We've got a number of people interested in this topic and a bunch of potential projects/outputs! Let me summarize some of the ideas we could work on next week:
Given the interest, there's probably more that one working group to form! I do think it will be useful to spend some initial time mapping out different parts of the problem space all together.
I am interested in discussing and working on ways to quantify and attribute sources of uncertainty in forecasts and ways to communicate these components. There are a wide variety of both model-agnostic and model-specific methods to break down which variables influence a prediction and how. I'd like to have a similar toolbox to unpack why forecast intervals are narrow or wide or why expected performance varies. Consider these non-exclusive statements one might make to explain a range of forecast values:
1) "We have good predictions of a typical outcome but individual outcomes may vary greatly." Prediction intervals much greater than confidence intervals. 2) "Historically these conditions have produced a wide variety of outcomes" - Uncertainty that can measured or attributed to the data, such as high uncertainty predicted in location-scale models. 3) "We are uncertain forecasting that far out." - Uncertainty due to long forecast horizons (autocorrelative models, in a way another location-scale type) 4) "These conditions are outside of our experience" - Uncertainty due to extrapolation outside the training data. Distance Indices or Area of Applicability (paper, R implementations) measures provide one way to match current conditions to training data. 5) "These conditions are rare so we have less certainty in the outcome." Data may be within the historical bounds but in a sparse range. A high-dimensional density estimate (like those produced with vine copulas), might be good for quantifying how much similar training data was available. 6) "We are uncertain because of uncertainty in a data (or other input) source." Training or prediction data may be uncertain itself and propagation of that uncertainty can be calculated by analytic or monte carlo techniques. 7) "These conditions are challenging for our models." - Structural model uncertainty, such as conditions not accounted for in model selection. Limitations in parametric or mechanistic models. This may not be expressed in model predictions by may be detected or quantified by poor performance metrics, possibly within certain ranges of data.

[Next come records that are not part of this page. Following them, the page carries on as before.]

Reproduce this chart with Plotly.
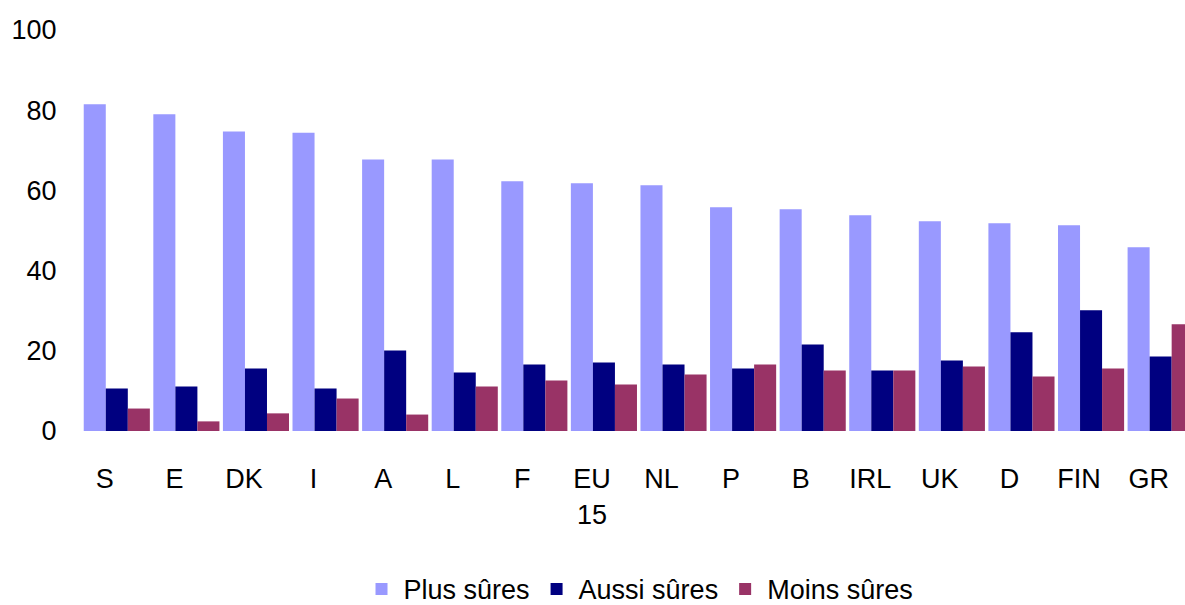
import plotly.graph_objects as go

categories = ["S", "E", "DK", "I", "A", "L", "F", "EU<br>15", "NL", "P", "B", "IRL", "UK", "D", "FIN", "GR"]
plus_sures = [81.5, 79, 74.7, 74.4, 67.7, 67.7, 62.3, 61.8, 61.3, 55.8, 55.3, 53.8, 52.3, 51.8, 51.3, 45.8]
aussi_sures = [10.6, 11.1, 15.6, 10.6, 20.1, 14.6, 16.6, 17.1, 16.6, 15.6, 21.6, 15.1, 17.6, 24.6, 30.1, 18.6]
moins_sures = [5.6, 2.4, 4.4, 8.1, 4.1, 11.1, 12.6, 11.6, 14.1, 16.6, 15.1, 15.1, 16.1, 13.6, 15.6, 26.6]

series_names = ["Plus sûres", "Aussi sûres", "Moins sûres"]
series_values = [plus_sures, aussi_sures, moins_sures]
colors = ["#9999FF", "#000080", "#993366"]

FONT = "Liberation Sans, Arial, sans-serif"

fig = go.Figure()
for name, vals, col in zip(series_names, series_values, colors):
    fig.add_trace(go.Bar(x=categories, y=vals, name=name, marker=dict(color=col, line=dict(width=0))))

fig.update_layout(
    width=1185, height=605,
    margin=dict(l=82, r=0, t=30, b=174, autoexpand=False),
    paper_bgcolor="white", plot_bgcolor="white",
    barmode="group", bargap=0.05, bargroupgap=0,
    font=dict(family=FONT, size=27, color="black"),
    showlegend=True,
    legend=dict(orientation="h", x=0.505, xanchor="center", xref="paper",
                y=-0.395, yanchor="middle", yref="paper",
                font=dict(size=27), itemwidth=34, tracegroupgap=0),
)
fig.update_xaxes(
    type="category", range=[-0.5, 15.35], automargin=False,
    showgrid=False, showline=False, zeroline=False,
    ticks="outside", ticklen=24, tickcolor="rgba(0,0,0,0)",
    ticklabelshift=-12,
    tickfont=dict(size=27),
)
fig.update_yaxes(
    range=[0, 100], tickvals=[0, 20, 40, 60, 80, 100], automargin=False,
    showgrid=False, showline=False, zeroline=False,
    ticks="outside", ticklen=19, tickcolor="rgba(0,0,0,0)",
    tickfont=dict(size=27),
)

fig.write_html(
    "out.html",
    config={"displayModeBar": False},
    post_script="document.body.style.margin='0';document.body.style.overflow='hidden';",
)
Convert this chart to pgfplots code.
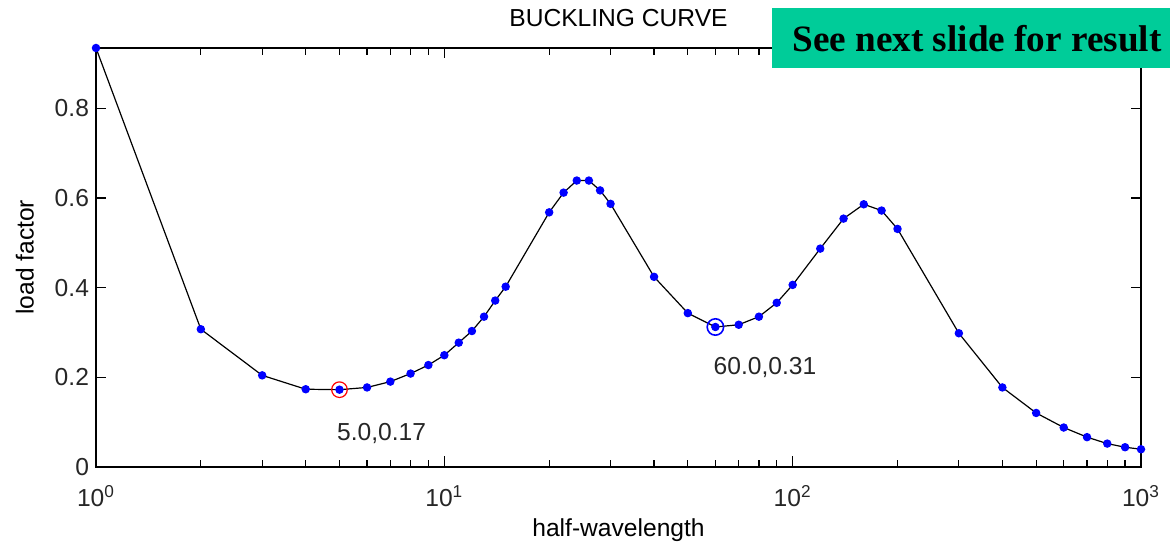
\documentclass[border=0pt]{standalone}
\usepackage{pgfplots}
\pgfplotsset{compat=1.18}
\usepackage{fontspec}
\setmainfont{Liberation Sans}
\newfontfamily\slidefont{Liberation Serif}
\definecolor{curveblue}{RGB}{0,0,255}
\definecolor{notegreen}{RGB}{0,204,153}

% half-wavelength vs. load factor
\pgfplotstableread{
hw     lf
1      0.935
2      0.307
3      0.204
4      0.173
5      0.172
6      0.177
7      0.190
8      0.208
9      0.227
10     0.249
11     0.277
12     0.303
13     0.335
14     0.371
15     0.402
20     0.568
22     0.612
24     0.639
26     0.639
28     0.617
30     0.587
40     0.424
50     0.343
60     0.312
70     0.317
80     0.335
90     0.366
100    0.406
120    0.487
140    0.554
160    0.586
180    0.572
200    0.531
300    0.298
400    0.177
500    0.120
600    0.0875
700    0.066
800    0.0516
900    0.0435
1000   0.039
}\bucklingdata

\begin{document}
\begin{tikzpicture}
\useasboundingbox (-48pt,-40.15pt) rectangle (537pt,233.35pt);
\begin{axis}[
  at={(0,0)}, anchor=south west,
  scale only axis, width=522.5pt, height=209.35pt,
  xmode=log, log basis x=10,
  xmin=1, xmax=1000, ymin=0, ymax=0.935,
  xtick={1,10,100,1000},
  xticklabels={10\textsuperscript{0},10\textsuperscript{1},10\textsuperscript{2},10\textsuperscript{3}},
  minor xtick={2,3,4,5,6,7,8,9,20,30,40,50,60,70,80,90,200,300,400,500,600,700,800,900},
  ytick={0,0.2,0.4,0.6,0.8},
  yticklabels={0,0.2,0.4,0.6,0.8},
  tick align=inside,
  major tick length=5.25pt, minor tick length=3.5pt,
  every tick/.style={black, line width=0.6pt},
  axis line style={line width=1pt},
  /pgf/number format/assume math mode=true,
  tick label style={font=\fontsize{12.3}{14}\selectfont, text=black!85},
  xticklabel style={yshift=-6pt},
  every axis title shift=0pt,
  title={BUCKLING CURVE},
  title style={at={(axis description cs:0.5,1.0717)}, anchor=center, font=\fontsize{12.3}{14}\selectfont},
  xlabel={half-wavelength},
  xlabel style={at={(axis description cs:0.5,-0.1512)}, anchor=center, font=\fontsize{12.3}{14}\selectfont},
  ylabel={load factor},
  ylabel style={at={(axis description cs:-0.068,0.5)}, anchor=center, font=\fontsize{12.3}{14}\selectfont},
  clip=false,
]
\addplot[black, line width=0.6pt, mark=*, mark size=1.8pt,
  mark options={fill=curveblue, draw=curveblue}] table[x=hw, y=lf] {\bucklingdata};
% highlighted local minima
\addplot[only marks, mark=o, mark size=3.9pt, red, mark options={line width=0.6pt}]
  coordinates {(5,0.172)};
\addplot[only marks, mark=o, mark size=4.1pt, curveblue, mark options={line width=0.8pt}]
  coordinates {(60,0.312)};
\node[anchor=west, inner sep=0pt, font=\fontsize{12.3}{14}\selectfont, text=black!85] at (axis cs:4.91,0.075) {5.0,0.17};
\node[anchor=west, inner sep=0pt, font=\fontsize{12.3}{14}\selectfont, text=black!85] at (axis cs:59.2,0.2207) {60.0,0.31};
\end{axis}
% note box in the upper right corner
\fill[notegreen] (338pt,199.35pt) rectangle (537pt,229.35pt);
\node[font=\slidefont\bfseries\fontsize{18.6}{21}\selectfont] at (440.5pt,213.8pt) {See next slide for result};
\end{tikzpicture}
\end{document}
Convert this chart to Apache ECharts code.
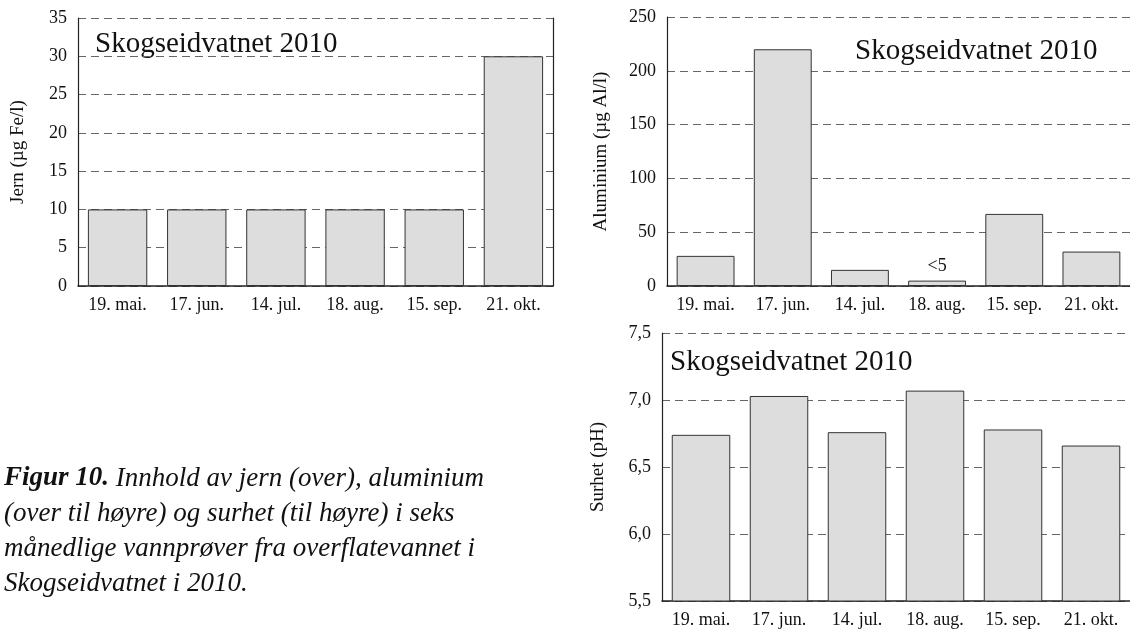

Can we quantitatively or qualitatively break down which statements would be most relevant for a particular forecast? Can we automatically generate explanation values along with forecasts? It would be interesting to discuss, review, or work on ways to convey the dominant uncertainty sources. Are there equivalent model-agnostic methods like prediction attribution one might use for uncertainty breakdown? How might one present a breakdown or highlight the underlying conditions driving uncertainty? One need not neccessarily have a quantitative estimate of how these elements compose uncertainty. For instance, where would it make sense to show the prediction data point alongside an Area of Applicability measure to convey whether the forecast should be trusted? Or historical model performance within a similar range of data (e.g., "Predictions under similar conditions were correct 70% of the time.")?